--- DATA SHOWN ---

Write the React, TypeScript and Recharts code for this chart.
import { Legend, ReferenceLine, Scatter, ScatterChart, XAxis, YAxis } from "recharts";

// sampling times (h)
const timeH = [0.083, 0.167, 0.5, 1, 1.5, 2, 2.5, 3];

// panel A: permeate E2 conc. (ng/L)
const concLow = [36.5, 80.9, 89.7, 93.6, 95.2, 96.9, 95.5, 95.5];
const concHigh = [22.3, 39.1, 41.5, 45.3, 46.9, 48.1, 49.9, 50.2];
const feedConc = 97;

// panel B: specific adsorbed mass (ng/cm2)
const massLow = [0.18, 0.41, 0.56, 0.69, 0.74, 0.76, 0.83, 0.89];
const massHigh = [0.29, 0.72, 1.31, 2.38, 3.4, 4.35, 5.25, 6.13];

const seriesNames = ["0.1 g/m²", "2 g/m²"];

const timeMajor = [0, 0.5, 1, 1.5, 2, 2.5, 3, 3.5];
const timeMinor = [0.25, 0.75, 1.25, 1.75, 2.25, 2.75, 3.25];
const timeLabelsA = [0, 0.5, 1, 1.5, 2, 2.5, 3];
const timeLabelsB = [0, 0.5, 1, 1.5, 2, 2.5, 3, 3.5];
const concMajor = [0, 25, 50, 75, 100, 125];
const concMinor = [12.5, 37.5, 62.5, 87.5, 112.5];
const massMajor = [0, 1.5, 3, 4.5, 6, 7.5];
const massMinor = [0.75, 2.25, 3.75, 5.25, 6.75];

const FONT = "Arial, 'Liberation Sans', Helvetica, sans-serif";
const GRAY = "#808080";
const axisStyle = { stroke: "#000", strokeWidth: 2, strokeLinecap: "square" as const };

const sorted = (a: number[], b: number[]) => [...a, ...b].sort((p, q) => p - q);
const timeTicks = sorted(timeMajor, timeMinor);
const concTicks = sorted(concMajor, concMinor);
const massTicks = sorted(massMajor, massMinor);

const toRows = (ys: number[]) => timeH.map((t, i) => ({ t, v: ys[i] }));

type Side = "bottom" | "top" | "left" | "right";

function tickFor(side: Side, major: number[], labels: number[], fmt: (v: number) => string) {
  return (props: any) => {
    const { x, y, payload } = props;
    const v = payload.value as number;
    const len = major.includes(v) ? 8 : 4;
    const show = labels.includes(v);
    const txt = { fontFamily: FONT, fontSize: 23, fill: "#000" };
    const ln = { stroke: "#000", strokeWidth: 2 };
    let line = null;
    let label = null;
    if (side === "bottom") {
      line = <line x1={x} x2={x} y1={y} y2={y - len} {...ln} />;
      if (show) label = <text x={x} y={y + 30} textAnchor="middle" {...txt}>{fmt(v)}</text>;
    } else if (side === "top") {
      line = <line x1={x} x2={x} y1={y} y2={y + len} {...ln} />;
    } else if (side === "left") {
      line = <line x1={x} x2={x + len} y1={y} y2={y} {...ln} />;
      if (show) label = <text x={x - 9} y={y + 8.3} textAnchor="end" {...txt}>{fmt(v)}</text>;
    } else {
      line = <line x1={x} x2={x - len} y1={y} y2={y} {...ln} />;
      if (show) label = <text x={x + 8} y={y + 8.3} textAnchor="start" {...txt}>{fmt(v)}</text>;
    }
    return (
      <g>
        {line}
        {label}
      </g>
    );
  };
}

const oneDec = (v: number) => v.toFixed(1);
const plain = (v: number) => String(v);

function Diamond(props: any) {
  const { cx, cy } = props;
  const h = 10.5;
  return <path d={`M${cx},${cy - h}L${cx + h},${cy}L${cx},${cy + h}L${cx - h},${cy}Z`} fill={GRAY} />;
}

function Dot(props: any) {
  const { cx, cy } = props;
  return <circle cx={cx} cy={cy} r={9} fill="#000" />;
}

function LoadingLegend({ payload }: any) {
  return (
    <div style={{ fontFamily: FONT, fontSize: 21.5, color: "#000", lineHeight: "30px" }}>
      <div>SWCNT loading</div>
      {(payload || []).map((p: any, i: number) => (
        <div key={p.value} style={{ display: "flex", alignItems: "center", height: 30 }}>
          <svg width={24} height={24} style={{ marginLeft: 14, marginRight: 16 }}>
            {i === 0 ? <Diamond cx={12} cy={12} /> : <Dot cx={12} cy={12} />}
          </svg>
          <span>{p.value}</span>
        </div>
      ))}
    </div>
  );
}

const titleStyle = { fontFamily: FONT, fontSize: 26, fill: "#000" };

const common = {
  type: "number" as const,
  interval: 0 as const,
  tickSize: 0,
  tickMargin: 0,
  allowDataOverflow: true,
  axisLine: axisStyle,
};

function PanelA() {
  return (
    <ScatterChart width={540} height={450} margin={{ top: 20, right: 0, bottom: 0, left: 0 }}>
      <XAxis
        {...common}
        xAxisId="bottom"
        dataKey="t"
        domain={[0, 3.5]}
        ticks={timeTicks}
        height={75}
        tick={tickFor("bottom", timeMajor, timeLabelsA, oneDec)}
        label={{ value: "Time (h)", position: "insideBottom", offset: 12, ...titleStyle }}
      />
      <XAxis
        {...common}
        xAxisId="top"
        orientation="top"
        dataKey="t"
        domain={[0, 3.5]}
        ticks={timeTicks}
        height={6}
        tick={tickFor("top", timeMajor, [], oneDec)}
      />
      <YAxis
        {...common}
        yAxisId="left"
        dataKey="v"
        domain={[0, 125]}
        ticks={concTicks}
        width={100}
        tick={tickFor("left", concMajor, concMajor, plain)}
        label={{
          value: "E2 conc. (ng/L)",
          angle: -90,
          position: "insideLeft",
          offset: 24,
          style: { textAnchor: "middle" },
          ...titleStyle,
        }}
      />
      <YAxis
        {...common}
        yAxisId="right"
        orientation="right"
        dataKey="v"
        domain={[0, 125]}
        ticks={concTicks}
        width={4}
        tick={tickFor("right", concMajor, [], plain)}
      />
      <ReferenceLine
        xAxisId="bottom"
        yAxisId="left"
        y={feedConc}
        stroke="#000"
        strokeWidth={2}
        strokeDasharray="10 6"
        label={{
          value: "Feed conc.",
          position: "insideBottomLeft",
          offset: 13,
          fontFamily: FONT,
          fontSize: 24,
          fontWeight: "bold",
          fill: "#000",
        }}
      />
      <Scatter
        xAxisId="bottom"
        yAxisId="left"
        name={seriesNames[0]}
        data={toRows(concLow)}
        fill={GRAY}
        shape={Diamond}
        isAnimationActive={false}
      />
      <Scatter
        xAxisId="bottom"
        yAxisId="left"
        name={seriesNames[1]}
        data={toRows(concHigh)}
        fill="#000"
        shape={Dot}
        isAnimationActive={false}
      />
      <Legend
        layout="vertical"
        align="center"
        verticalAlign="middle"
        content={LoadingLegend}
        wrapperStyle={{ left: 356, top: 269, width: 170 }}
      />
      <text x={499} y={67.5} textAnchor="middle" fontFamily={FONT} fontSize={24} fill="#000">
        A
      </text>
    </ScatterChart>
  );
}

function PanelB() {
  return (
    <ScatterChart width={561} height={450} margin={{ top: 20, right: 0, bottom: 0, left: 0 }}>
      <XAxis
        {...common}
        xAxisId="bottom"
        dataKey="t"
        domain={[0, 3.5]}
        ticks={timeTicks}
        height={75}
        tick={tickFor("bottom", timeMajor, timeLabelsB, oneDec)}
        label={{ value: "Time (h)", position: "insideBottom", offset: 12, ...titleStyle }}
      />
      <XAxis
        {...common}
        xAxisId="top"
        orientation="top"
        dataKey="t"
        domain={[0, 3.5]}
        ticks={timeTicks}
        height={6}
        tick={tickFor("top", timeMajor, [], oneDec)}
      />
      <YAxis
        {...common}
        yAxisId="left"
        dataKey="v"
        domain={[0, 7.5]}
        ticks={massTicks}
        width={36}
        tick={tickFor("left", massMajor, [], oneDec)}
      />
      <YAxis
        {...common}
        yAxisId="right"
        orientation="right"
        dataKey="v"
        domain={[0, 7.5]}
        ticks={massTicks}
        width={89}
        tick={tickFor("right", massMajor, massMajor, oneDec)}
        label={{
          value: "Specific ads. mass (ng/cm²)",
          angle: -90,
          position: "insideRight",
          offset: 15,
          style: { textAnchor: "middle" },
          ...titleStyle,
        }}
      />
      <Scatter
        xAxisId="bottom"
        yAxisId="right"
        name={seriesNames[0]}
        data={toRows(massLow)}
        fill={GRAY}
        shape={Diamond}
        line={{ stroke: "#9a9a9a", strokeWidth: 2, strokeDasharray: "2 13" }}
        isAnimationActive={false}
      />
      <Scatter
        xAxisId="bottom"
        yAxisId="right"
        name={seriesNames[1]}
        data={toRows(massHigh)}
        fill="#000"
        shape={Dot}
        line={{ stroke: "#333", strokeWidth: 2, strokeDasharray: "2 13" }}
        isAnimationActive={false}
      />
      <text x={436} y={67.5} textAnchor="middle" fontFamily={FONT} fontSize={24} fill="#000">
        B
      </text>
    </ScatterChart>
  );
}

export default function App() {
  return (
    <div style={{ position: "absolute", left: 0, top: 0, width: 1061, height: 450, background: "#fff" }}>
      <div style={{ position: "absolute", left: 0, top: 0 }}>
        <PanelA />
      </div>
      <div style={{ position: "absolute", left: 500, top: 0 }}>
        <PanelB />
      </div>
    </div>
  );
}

---

### WHAT TO PRODUCE
In the listing above, reproduce the first line and each one after it through the line that contains "const massMinor = [0.75, 2.25, 3.75, 5.25, 6.75];".

### SOLVED PROBLEM
Write the React, TypeScript and Recharts code for this chart.
import { Legend, ReferenceLine, Scatter, ScatterChart, XAxis, YAxis } from "recharts";

// sampling times (h)
const timeH = [0.083, 0.167, 0.5, 1, 1.5, 2, 2.5, 3];

// panel A: permeate E2 conc. (ng/L)
const concLow = [36.5, 80.9, 89.7, 93.6, 95.2, 96.9, 95.5, 95.5];
const concHigh = [22.3, 39.1, 41.5, 45.3, 46.9, 48.1, 49.9, 50.2];
const feedConc = 97;

// panel B: specific adsorbed mass (ng/cm2)
const massLow = [0.18, 0.41, 0.56, 0.69, 0.74, 0.76, 0.83, 0.89];
const massHigh = [0.29, 0.72, 1.31, 2.38, 3.4, 4.35, 5.25, 6.13];

const seriesNames = ["0.1 g/m²", "2 g/m²"];

const timeMajor = [0, 0.5, 1, 1.5, 2, 2.5, 3, 3.5];
const timeMinor = [0.25, 0.75, 1.25, 1.75, 2.25, 2.75, 3.25];
const timeLabelsA = [0, 0.5, 1, 1.5, 2, 2.5, 3];
const timeLabelsB = [0, 0.5, 1, 1.5, 2, 2.5, 3, 3.5];
const concMajor = [0, 25, 50, 75, 100, 125];
const concMinor = [12.5, 37.5, 62.5, 87.5, 112.5];
const massMajor = [0, 1.5, 3, 4.5, 6, 7.5];
const massMinor = [0.75, 2.25, 3.75, 5.25, 6.75];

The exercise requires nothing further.